She had the urge to write and so she did, in her 90s

California

Exactly 10 years ago this week, I wrote a column on a remarkable woman named Hilda Lassalette. She had just published her first romance novel, and was four chapters into her second, in what she envisioned would be a trilogy.

She had high aspirations for a woman who was about to celebrate her 97th birthday.

“I might need a little help from upstairs to finish them,” Hilda laughed.

Too often in this job you don’t get the chance to finish the story. You never make it to the “what happened next?” part because you have to move on to other columns.

Ten years was long enough to wait for “what happened next?” with Hilda Lassalette.

She tried to hide her age when she started writing seriously in her 90s, figuring young people wouldn’t want to read a romance novel written by someone old enough to be their great-grandmother.

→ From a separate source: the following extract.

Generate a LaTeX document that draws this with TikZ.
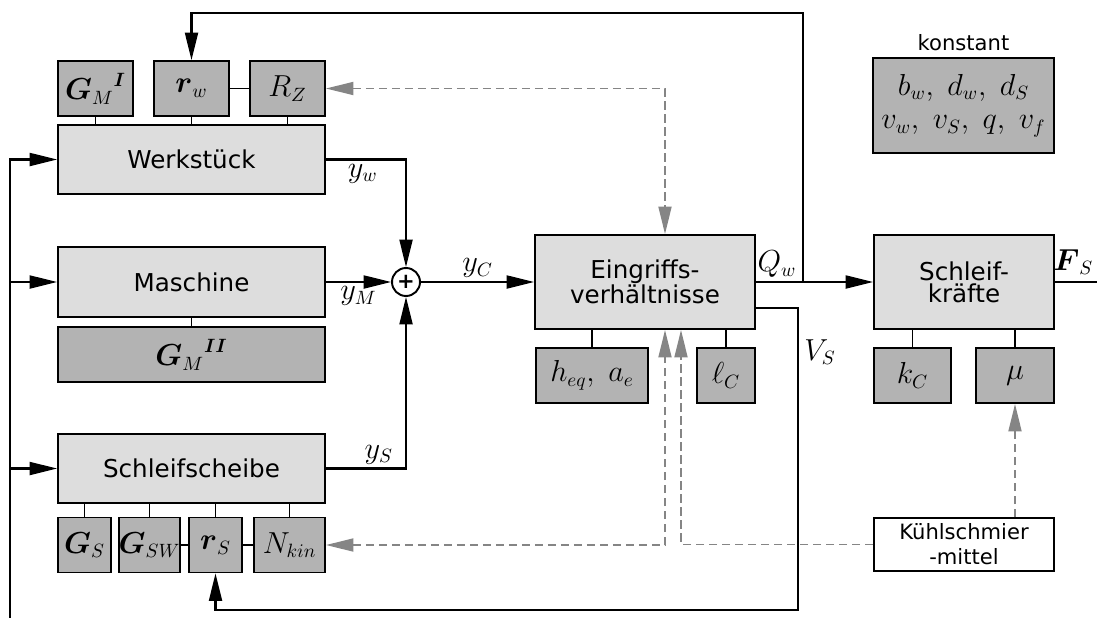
\documentclass[tikz,border=0pt]{standalone}
\usepackage{amsmath}
\usepackage{fontspec}
\setsansfont{DejaVu Sans}
\usetikzlibrary{arrows.meta}

\definecolor{boxlight}{HTML}{DDDDDD}
\definecolor{boxdark}{HTML}{B3B3B3}
\definecolor{dashgray}{HTML}{858585}

\tikzset{
  block/.style={draw, line width=1.1pt, fill=boxlight, align=center, inner sep=0pt,
    font=\sffamily\fontsize{14}{12.5}\selectfont, minimum width=53.4mm, minimum height=13.8mm},
  param/.style={draw, line width=1.1pt, fill=boxdark, inner sep=0pt,
    font=\fontsize{16}{18}\selectfont, minimum height=11mm},
  sumnode/.style={draw, circle, line width=1.1pt, fill=white, inner sep=0pt, minimum size=5.6mm,
    font=\sffamily\bfseries\fontsize{12}{12}\selectfont},
  lbl/.style={font=\fontsize{16}{18}\selectfont, inner sep=2pt},
  link/.style={line width=1pt},
  sig/.style={line width=1.2pt, ->},
  dsh/.style={line width=1.1pt, dashgray, dash pattern=on 1.7mm off 0.9mm, ->},
  dsh2/.style={dsh, <->}
}

\begin{document}
\begin{tikzpicture}[x=0.2mm, y=-0.2mm, >={Triangle[length=5.5mm, width=2.6mm]}]
\useasboundingbox (0,0) rectangle (1097,617);

% Werkstueck
\node[block] (wst) at (191.5,159.5) {Werkstück};
\node[param, minimum width=15mm] (gmi) at (95.5,88.5) {${\boldsymbol{G}_M}^{\boldsymbol{I}}$};
\node[param, minimum width=15mm] (rw) at (191.5,88.5) {$\boldsymbol{r}_w$};
\node[param, minimum width=15mm] (rz) at (287.5,88.5) {$R_Z$};
\foreach \p in {gmi,rw,rz} \draw[link] (\p.south) -- (\p.south |- wst.north);
\draw[link] (rw) -- (rz);

% Maschine
\node[block, minimum height=14mm] (msch) at (191.5,282) {Maschine};
\node[param, minimum width=53.4mm] (gmii) at (191.5,354.5) {${\boldsymbol{G}_M}^{\boldsymbol{II}}$};
\draw[link] (gmii.north) -- (gmii.north |- msch.south);

% Schleifscheibe
\node[block] (ssch) at (191.5,468.5) {Schleifscheibe};
\node[param, minimum width=10.6mm] (gs) at (84.5,545) {$\boldsymbol{G}_S$};
\node[param, minimum width=10.6mm] (gsw) at (149.5,545) {$\boldsymbol{G}_{SW}$};
\node[param, minimum width=10.6mm] (rs) at (215.5,545) {$\boldsymbol{r}_S$};
\node[param, minimum width=14.2mm] (nkin) at (289.5,545) {$N_{kin}$};
\foreach \p in {gs,gsw,rs,nkin} \draw[link] (\p.north) -- (\p.north |- ssch.south);
\draw[link] (gsw) -- (rs) -- (nkin);

% Eingang links
\coordinate (in) at (10,630);
\draw[sig] (in) |- (wst.west);
\draw[sig] (in |- msch.west) -- (msch.west);
\draw[sig] (in |- ssch.west) -- (ssch.west);

% Summenstelle
\node[sumnode] (sum) at (406,282) {+};
\draw[sig] (wst.east) -| node[lbl, pos=0.23, below] {$y_w$} (sum.north);
\draw[sig] (msch.east) -- node[lbl, below] {$y_M$} (sum.west);
\draw[sig] (ssch.east) -| node[lbl, pos=0.33, above] {$y_S$} (sum.south);

% Eingriffsverhaeltnisse
\node[block, minimum width=44mm, minimum height=18.8mm] (eing) at (645,282) {Eingriffs-\\verhältnisse};
\node[param, minimum width=22.4mm] (heq) at (592,375.5) {$h_{eq},\ a_e$};
\node[param, minimum width=11.6mm] (lc) at (726,375.5) {$\ell_C$};
\foreach \p in {heq,lc} \draw[link] (\p.north) -- (\p.north |- eing.south);
\draw[sig] (sum.east) -- node[lbl, above] {$y_C$} (eing.west);

% Schleifkraefte
\node[block, minimum width=36mm, minimum height=18.8mm] (skr) at (964,282) {Schleif-\\kräfte};
\node[param, minimum width=15.4mm] (kc) at (912.5,375.5) {$k_C$};
\node[param, minimum width=15.6mm] (mu) at (1015,375.5) {$\mu$};
\foreach \p in {kc,mu} \draw[link] (\p.north) -- (\p.north |- skr.south);
\draw[sig] (eing.east) -- node[lbl, pos=0.18, above] {$Q_w$} (skr.west);
\coordinate (fs) at (1110,282);
\draw[sig, -] (skr.east) -- (fs);
\node[lbl, anchor=east] (lfs) at (1097,262) {$\boldsymbol{F}_S$};

% Rueckfuehrungen
\coordinate (qw) at (803,282);
\coordinate (qtop) at (803,13);
\draw[sig] (qw) -- (qtop) -| (rw.north);
\coordinate (vs) at (798,610);
\draw[sig] ([yshift=-5.2mm]eing.east) -| (vs) -| (rs.south);
\node[lbl] (lvs) at (820,352) {$V_S$};

% konstante Groessen
\node[param, minimum width=36.2mm, minimum height=19mm, align=center,
  font=\fontsize{16}{19}\selectfont] (konst) at (963.5,105.5) {$b_w,\ d_w,\ d_S$\\$v_w,\ v_S,\ q,\ v_f$};
\node[font=\sffamily\fontsize{12}{14}\selectfont] (lkonst) at (963.5,43) {konstant};

% Kuehlschmiermittel
\node[draw, fill=white, line width=1.1pt, minimum width=36mm, minimum height=10.6mm, inner sep=0pt,
  align=center, font=\sffamily\fontsize{12}{14.2}\selectfont] (kuehl) at (964,544.5) {Kühlschmier\\-mittel};

% Einfluesse (gestrichelt)
\draw[dsh2] (rz.east) -| ([xshift=4mm]eing.north);
\draw[dsh2] (nkin.east) -| ([xshift=4mm]eing.south);
\draw[dsh] (kuehl.west) -| ([xshift=7.2mm]eing.south);
\draw[dsh] (mu.south |- kuehl.north) -- (mu.south);
\end{tikzpicture}
\end{document}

She was wrong. “Fishing for Love” sold well enough for her independent press publisher to ask for a second book. Readers cared more about a well-written story they could escape into and characters they could relate to, then they did about the age of the author, she found.

A good love story had no age limit, no shelf life.

“I chose romance novels because I like reading them,” she told me. “I bounce ideas off other writers and they critique them. Like the one I’m working on now. They think I have to give the hero and the girl more time together in the first chapter. I’m reworking it.

“A lot of people can’t believe I’m writing romance novels at my age. They think I should be sitting in a rocking chair knitting. Well, that’s not going to happen.”

And that’s where the column ended 10 years ago.

Hilda died last year at 105. She had 98 wonderful years, her daughter said, leaving it at that. The last years were tough. They often are.

Hilda never did give the hero and girl more time together in the first chapter or finish her trilogy.

She took a break from romance to finish a book she had started about a young woman named Amy and her computer she called “the demon.”

“Amy, Jen, and the Demon” received 5 stars from Amazon when it was published in 2014. A year later, at 98, Hilda began to blog.

“I think the urge to write is born in a person and will eventually show up,” she wrote in her first post.

She never knew the power she possessed becoming a published author so late in life. She knew she was an inspiration to a lot of other seniors fighting the rocking chair, but she never realized just how much.

Like most women of her generation, her dreams were put on hold for a reality check. The young girl who wrote the gossip column for her high school newspaper in 1934 became a mom raising two children while working as a stenographer for a petroleum company in Los Angeles.

Ironically, it was the thing she feared the most as a late blooming author — facing ageism — that became her strongest ally. She blew ageism away with her words.

Still, people were surprised. “They make me feel like Grandma Moses,” she said, the last time we talked.

Hilda Lassalette believed people were born with an urge to write, and eventually it would show up.

When it did, Hilda, Grandma Moses, wrote the heck out of it and inspired thousands of seniors not to give up trying. You never know. With a little help from upstairs, there was time. It could still show up.